Uma das explicações é a falta de prioridade administrativa para destinar esses bens, evidenciada pela longa demora na homologação e julgamento de casos. No Pará, Estado que mais tem desmatado a floresta amazônica, há processos em andamento há 22 anos.  

"Enquanto o caso é analisado, o infrator já vendeu o bem apreendido", diz Barreto. "Ou simplesmente ele apodrece, no caso da madeira."  

Ao constatarem uma infração ambiental, os fiscais do Ibama emitem o auto de infração e lavram o Termo de Apreensão e Depósito (TAD), que descreve a mercadoria, o local de depósito e o responsável pelo armazenamento (o fiel depositário). Esse documento é então encaminhado ao escritório regional do Ibama, onde é analisado pelos procuradores do órgão - na verdade, procuradores da Advocacia Geral da União (AGU), que os "empresta" ao Ibama. Os procuradores devem homologar o TAD, para que os bens apreendidos pelos fiscais possam ter um destino. Enquanto isso não ocorre, máquinas e toras de madeira ficam "retidas" na propriedade autuada.  

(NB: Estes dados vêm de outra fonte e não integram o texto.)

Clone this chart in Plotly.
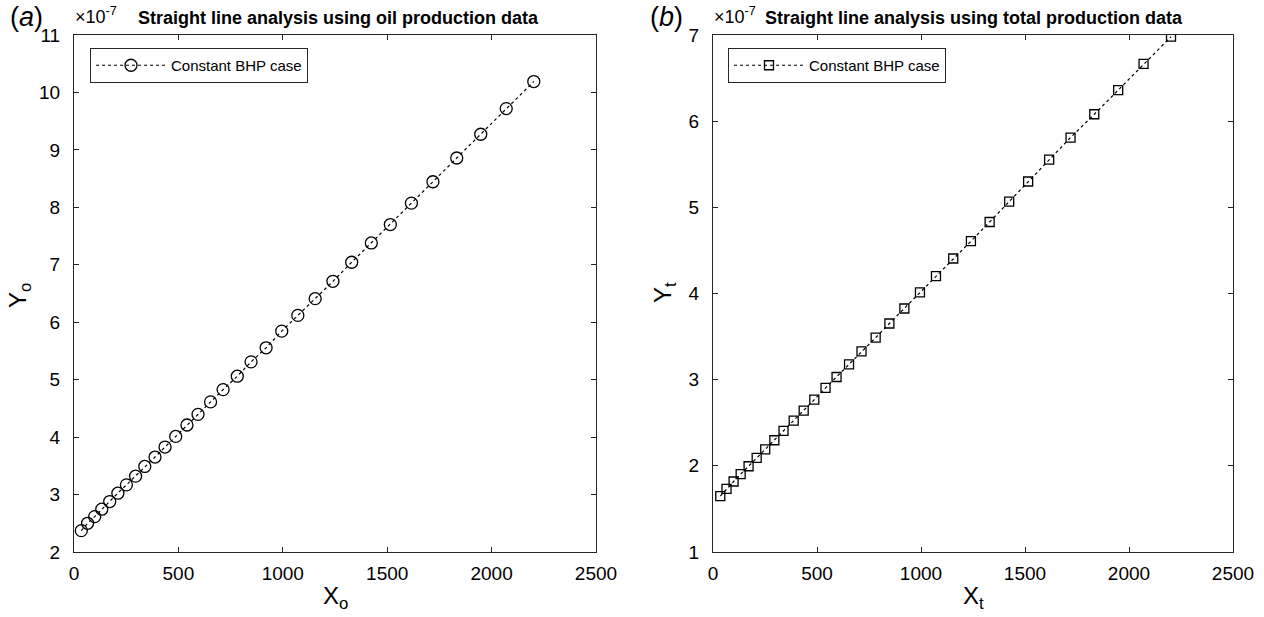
import plotly.graph_objects as go

# ---- data (y values in units of 1e-7) ----
x_vals = [35, 65, 99, 133, 171, 210, 251, 295, 339, 388, 436, 487, 541, 594, 654,
          714, 782, 848, 920, 995, 1072, 1155, 1240, 1330, 1424, 1515, 1616, 1719,
          1833, 1948, 2070, 2202]
y_oil = [2.372, 2.50, 2.616, 2.745, 2.878, 3.024, 3.169, 3.32, 3.489, 3.653, 3.827,
         4.012, 4.211, 4.396, 4.613, 4.827, 5.06, 5.31, 5.555, 5.845, 6.119, 6.41,
         6.712, 7.044, 7.38, 7.70, 8.073, 8.445, 8.859, 9.272, 9.719, 10.19]
y_total = [1.648, 1.733, 1.818, 1.903, 1.995, 2.093, 2.192, 2.297, 2.406, 2.525, 2.641,
           2.768, 2.904, 3.031, 3.177, 3.328, 3.487, 3.652, 3.826, 4.012, 4.202, 4.406,
           4.607, 4.83, 5.066, 5.30, 5.553, 5.81, 6.08, 6.36, 6.665, 6.98]
x_ticks = [0, 500, 1000, 1500, 2000, 2500]
y_ticks_a = [2, 3, 4, 5, 6, 7, 8, 9, 10, 11]
y_ticks_b = [1, 2, 3, 4, 5, 6, 7]
series_name = "Constant BHP case"
title_a = "Straight line analysis using oil production data"
title_b = "Straight line analysis using total production data"

W, H = 1264, 617
L, R, T, B = 74, 31, 35, 65
PW = W - L - R
PH = H - T - B

def px(xp):
    return (xp - L) / PW

def py(yp):
    return (H - B - yp) / PH

FONT = "Liberation Sans, Arial, sans-serif"
AX = "#262626"

fig = go.Figure()
fig.add_trace(go.Scatter(
    x=x_vals, y=y_oil, mode="lines+markers", name=series_name,
    line=dict(color="black", width=1.2, dash="dot"),
    marker=dict(symbol="circle-open", size=12, color="black", line=dict(width=1.3)),
    xaxis="x", yaxis="y", legend="legend"))
fig.add_trace(go.Scatter(
    x=x_vals, y=y_total, mode="lines+markers", name=series_name,
    line=dict(color="black", width=1.2, dash="dot"),
    marker=dict(symbol="square-open", size=9, color="black", line=dict(width=1.3)),
    xaxis="x2", yaxis="y2", legend="legend2"))

axis_common = dict(
    showline=True, linecolor=AX, linewidth=1, mirror="ticks",
    ticks="inside", ticklen=5, tickcolor=AX, tickwidth=1,
    showgrid=False, zeroline=False, automargin=False,
    tickfont=dict(family=FONT, size=19, color="black"),
)
xa_end = px(596)
xb_start = px(713)

fig.update_layout(
    width=W, height=H,
    margin=dict(l=L, r=R, t=T, b=B),
    paper_bgcolor="white", plot_bgcolor="white",
    font=dict(family=FONT, color="black"),
    xaxis=dict(domain=[0, xa_end], range=[0, 2500], tickvals=x_ticks, anchor="y",
               ticklabelstandoff=4, **axis_common),
    yaxis=dict(domain=[0, 1], range=[2, 11], tickvals=y_ticks_a, anchor="x",
               ticklabelstandoff=9, **axis_common),
    xaxis2=dict(domain=[xb_start, 1], range=[0, 2500], tickvals=x_ticks, anchor="y2",
                ticklabelstandoff=4, **axis_common),
    yaxis2=dict(domain=[0, 1], range=[1, 7], tickvals=y_ticks_b, anchor="x2",
                ticklabelstandoff=9, **axis_common),
    legend=dict(x=px(90), y=py(48), xanchor="left", yanchor="top",
                bordercolor=AX, borderwidth=1, bgcolor="white",
                font=dict(family=FONT, size=15), itemwidth=70,
                tracegroupgap=0),
    legend2=dict(x=px(728), y=py(48), xanchor="left", yanchor="top",
                 bordercolor=AX, borderwidth=1, bgcolor="white",
                 font=dict(family=FONT, size=15), itemwidth=70,
                 tracegroupgap=0),
    showlegend=True,
)

ann = []
def add(text, xp, yp, size, xanchor="left", angle=0):
    ann.append(dict(text=text, x=px(xp), y=py(yp), xref="paper", yref="paper",
                    xanchor=xanchor, yanchor="middle", showarrow=False,
                    textangle=angle,
                    font=dict(family=FONT, size=size, color="black")))

add("(<i>a</i>)", 8, 17, 27)
add("×10<sup>-7</sup>", 73, 16, 18)
add("<b>" + title_a + "</b>", 136, 18, 18)
add("(<i>b</i>)", 648, 17, 27)
add("×10<sup>-7</sup>", 712, 16, 18)
add("<b>" + title_b + "</b>", 763, 18, 18)
add("Y<sub>o</sub>", 19, 296, 24, "center", -90)
add("Y<sub>t</sub>", 664, 293, 24, "center", -90)
add("X<sub>o</sub>", 335, 597, 24, "center")
add("X<sub>t</sub>", 973, 597, 24, "center")
fig.update_layout(annotations=ann)

fig.write_html("out.html",
               config={"displayModeBar": False},
               post_script="document.body.style.margin='0';"
                           "document.body.style.overflow='hidden';")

De acordo com Barreto, aí entra um novo problema. Quando o caso é finalmente homologado o fiscal deve retornar ao local da autuação para fazer novas inspeções no campo para avaliar a situação no momento. "É fazer duas vezes o mesmo trabalho. E o Ibama não tem dinheiro pra voltar", diz Barreto. "Então não volta, o autuado não paga a multa, o bem não é apreendido, não há punição", resume. Em tempo: apenas de 2% a 3% das multas aplicadas aos desmatadores na Amazônia são efetivamente pagas.  

A lentidão na análise se dá, como sempre, devido à falta de pessoal. Segundo Barreto, um caso que chama a atenção é o Pará, onde há até pouco tempo havia somente sete procuradores trabalhando no Ibama, apesar da alta taxa estadual de crimes ambientais. Dos sete, um foi promovido a superintendente do Ibama em Belém e outro "sumiu". "Isso faz com que na maioria dos casos os próprios acusados continuem de posse dos bens durante a análise dos processos", diz o pesquisador. "Entre 2002 e 2006, o Pará emitiu 10 mil multas. Imagina tudo isso nas mãos de apenas cinco pessoas".  

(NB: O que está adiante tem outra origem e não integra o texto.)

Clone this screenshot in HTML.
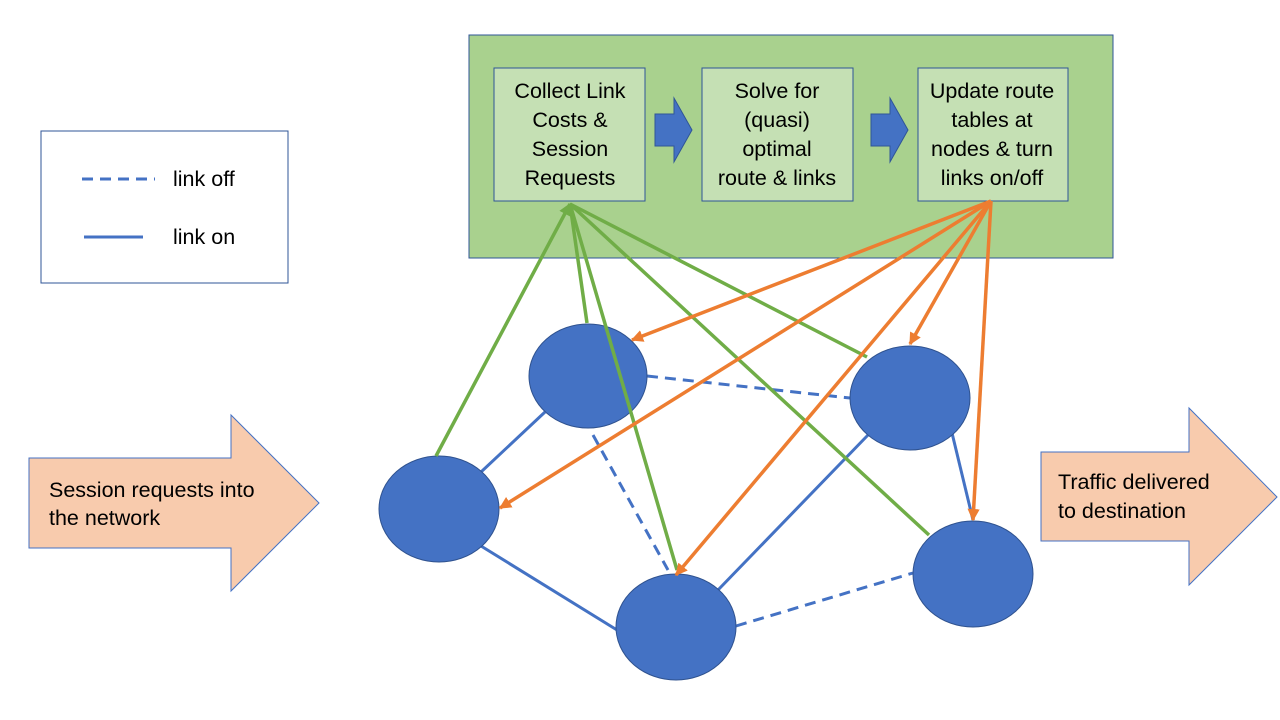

Outra falha apontada é a escassez de beneficiários elegíveis para doação - devido a inflexibilidades a lei - e o desconhecimento ou dissenso na esfera judicial. O Imazon levantou que na maioria das vezes os acusados acionam a Justiça quando têm bens apreendidos. Isso explica porque tramitam apenas 25 casos no Tribunal Regional Federal (TRF). Quando chegam a esta instância, os bens apreendidos tendem a ser restituídos aos acusados (52% dos casos). Argumentos: o bem é um instrumento de trabalho do autuado, corre o risco de perecimento, não é de interesse para o processo ou teve sua propriedade comprovada. "Muitos juízes não conhecem a lei de crimes ambientais", atesta Barreto.  

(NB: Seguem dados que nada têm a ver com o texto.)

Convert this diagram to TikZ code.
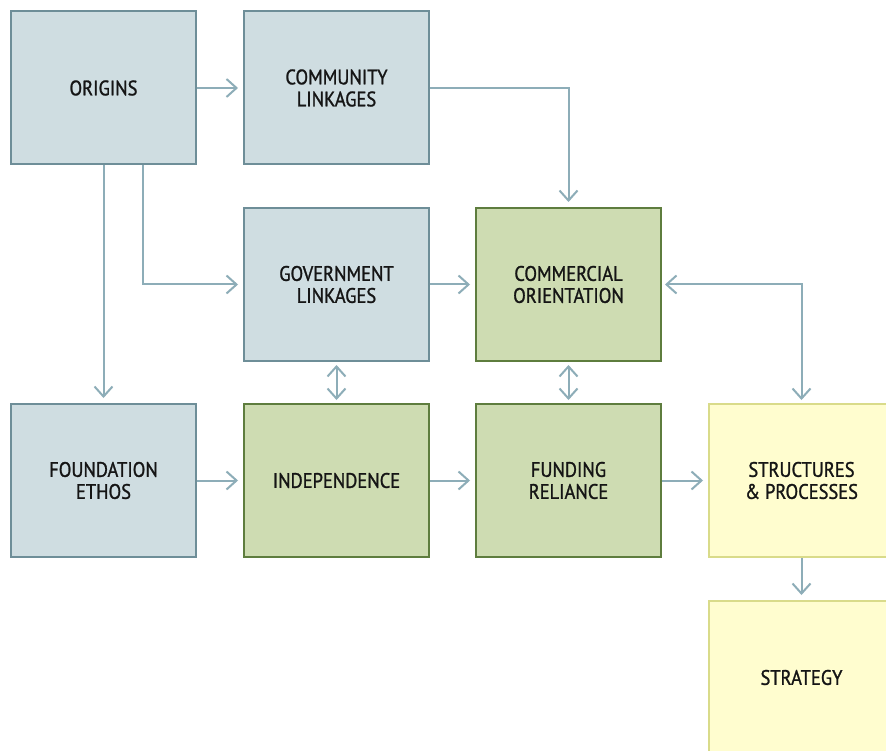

Segundo ele, o governo deve atentar a dois princípios clássicos da administração e da literatura de crimes: celeridade na punição e escolha do alvo. "Melhor punir os maiores, para que isso tenha papel preventivo, e agir de forma estratégica", diz o Imazon. Todas as informações do estudo foram levantadas em entrevistas com funcionários e procuradores do Ibama.